Положение начало меняться с распространением конструктивистского подхода к истории, связанного прежде всего с кантианской традицией. Неокантианцы конца ХIХ – начала ХX века рассматривали (хотя и непоследовательно) историю как конструкт познающего сознания[644], и для них проблема отбора историком материалов для своего повествования из бесчисленных фактов прошлого стала одной из ключевых. Решали они ее главным образом на основе принципа отношения к ценностям, наиболее подробно обоснованного Генрихом Риккертом. Согласно Риккерту, важные факты отличаются от неважных постольку, поскольку они связаны с некоторыми идеями, которым наша культура приписывает ценность. Его парадигматическим примером выступает идея государства, каковое, по его мнению, для всех людей представляет ценность. Поэтому факты, касающиеся истории государства, являются важными историческими фактами[645]. Естественно, это было методологическим обоснованием событийной истории, каковая в начале ХX века еще доминировала в немецкой исторической школе, являвшейся тогда наиболее влиятельным направлением исторических исследований.

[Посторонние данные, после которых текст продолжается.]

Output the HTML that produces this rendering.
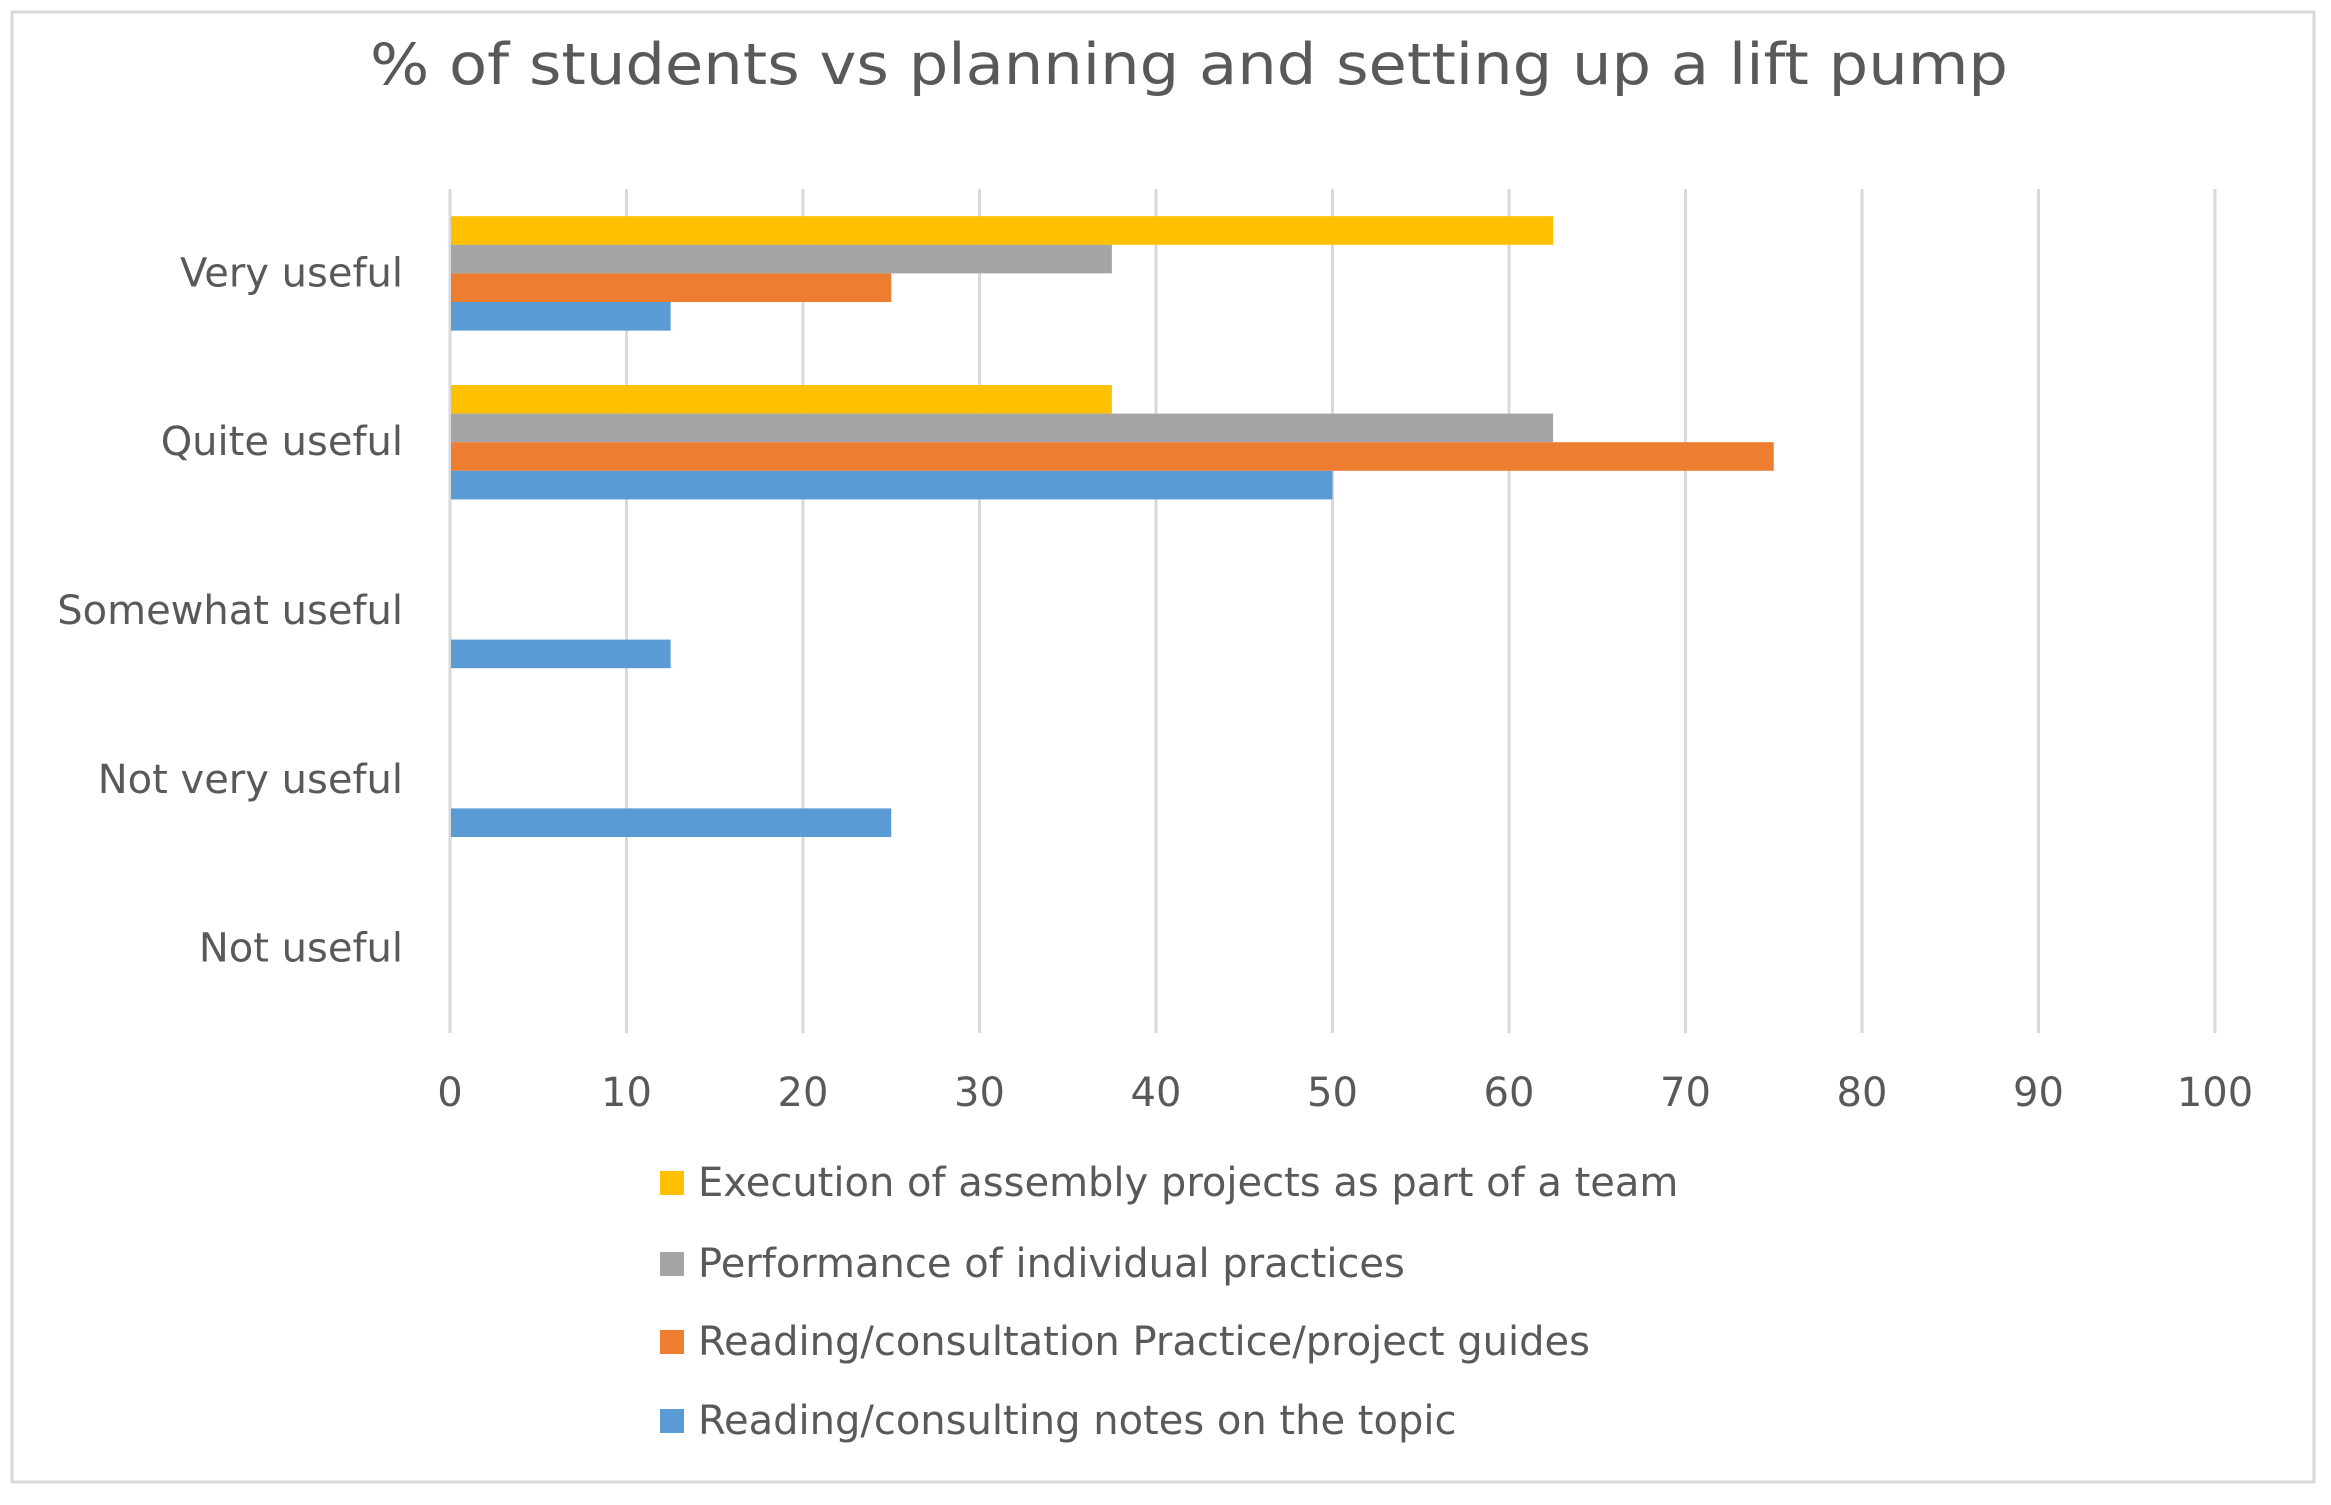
<!DOCTYPE html>
<html><head><meta charset="utf-8"><style>
html,body{margin:0;padding:0;background:#fff;}
svg{display:block;font-family:"DejaVu Sans","Liberation Sans",sans-serif;}
</style></head><body>
<svg id="chart" width="2331" height="1505" viewBox="0 0 2331 1505">
<rect x="12" y="12" width="2302" height="1470" fill="#fff" stroke="#d9d9d9" stroke-width="3"/>
<text x="1189" y="84" text-anchor="middle" font-size="57" fill="#595959" textLength="1638" lengthAdjust="spacingAndGlyphs">% of students vs planning and setting up a lift pump</text>
<g id="grid"></g><g id="bars"></g><g id="labels"></g><g id="legend"></g>
</svg>
<script>
const categories = ["Very useful","Quite useful","Somewhat useful","Not very useful","Not useful"];
const seriesNames = ["Execution of assembly projects as part of a team","Performance of individual practices","Reading/consultation Practice/project guides","Reading/consulting notes on the topic"];
const seriesColors = ["#FFC000","#A5A5A5","#ED7D31","#5B9BD5"];
const execution = [62.5,37.5,0,0,0];
const individual = [37.5,62.5,0,0,0];
const guides = [25,75,0,0,0];
const notes = [12.5,50,12.5,25,0];
const xTicks = [0,10,20,30,40,50,60,70,80,90,100];
const series = [execution, individual, guides, notes];
const NS="http://www.w3.org/2000/svg";
const X0=450, X1=2215, YT=189, YB=1033, XMAX=100;
const xs = v => X0 + (v/XMAX)*(X1-X0);
const band = (YB-YT)/categories.length;
const barH = 28.6;
function mk(tag, attrs, parent){const e=document.createElementNS(NS,tag);for(const k in attrs)e.setAttribute(k,attrs[k]);parent.appendChild(e);return e;}
const grid=document.getElementById('grid'), bars=document.getElementById('bars'), labels=document.getElementById('labels'), legend=document.getElementById('legend');
xTicks.forEach(t=>{
  const l=mk('line',{x1:xs(t),x2:xs(t),y1:YT,y2:YB,stroke:'#d9d9d9','stroke-width':3},grid);
  
  
  const tx=mk('text',{x:xs(t),y:1106,'text-anchor':'middle','font-size':40,fill:'#595959'},labels);
  tx.textContent=t;
  
  
});
categories.forEach((c,i)=>{
  const cy=YT+band*(i+0.5);
  const tx=mk('text',{x:403,y:cy+13,'text-anchor':'end','font-size':40,fill:'#595959'},labels);
  tx.textContent=c;
  
  
  const top=cy-2*barH;
  series.forEach((s,j)=>{
    if(!s[i]) return;
    const r=mk('rect',{x:xs(0)+1,y:top+j*barH,width:xs(s[i])-xs(0)-1,height:barH,fill:seriesColors[j]},bars);
    
    
  });
});
const legY=[1183,1264,1342,1421];
seriesNames.forEach((n,j)=>{
  const g=mk('g',{},legend);
  
  
  mk('rect',{x:660,y:legY[j]-12,width:24,height:24,fill:seriesColors[j]},g);
  const tx=mk('text',{x:698,y:legY[j]+13,'font-size':40,fill:'#595959'},g);
  tx.textContent=n;
});
</script>
</body></html>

В 1920‐х годах, однако, намечается «смена лидера» в мировой историографии. Французская школа «Анналов» решительно отвергла событийную («историзирующую», как ее иронически называл Люсьен Февр) историю, противопоставив ей историю социальную, в центре внимания которой находились долговременные процессы, формы организации общества и коллективные представления о мире («ментальность»)[646]. В такой истории событиям не оставалось места. Более того, именно против понимания событий как объективно данных «фактов» истории Марк Блок и Люсьен Февр (вслед за неокантианцами) направили свою критику предшествующей историографии. Позднее Фернан Бродель (лидер школы в 1950–1960‐х годах) сравнивал исторические события с пеной на поверхности моря, уподобляя медленную, почти незаметную эволюцию социальных, экономических и ментальных структур («длительную протяженность» истории) глубинным морским течениям, в изучении которых, по его мнению, и состоит задача историка[647].
Однако в 1970‐х годах среди историков, в том числе и школы «Анналов», наметился поворот к событиям, что отчасти было реакцией на недооценку их значения[648]. Однако здесь сказались и другие факторы, начиная с протеста против «больших нарративов» и наметившегося интереса к субъекту и заканчивая возросшим вниманием к современной истории (или «истории настоящего времени», как ее называют во Франции) и исторической памяти. В современной истории роль политической борьбы и событий гораздо более очевидна, чем в истории давно минувших эпох. До недавнего времени современная история была не в чести у историков – во многом потому, что привычные методы архивных исследований были в ней не вполне применимы, не говоря уже о ее неизбежной и нередко неприкрытой политизированности и журналистском стиле. Но в 1970‐х ее роль резко возрастает в связи с подъемом исторической памяти и распадом «национальных романов» (как Пьер Нора называет национальную историю с ее мифологией).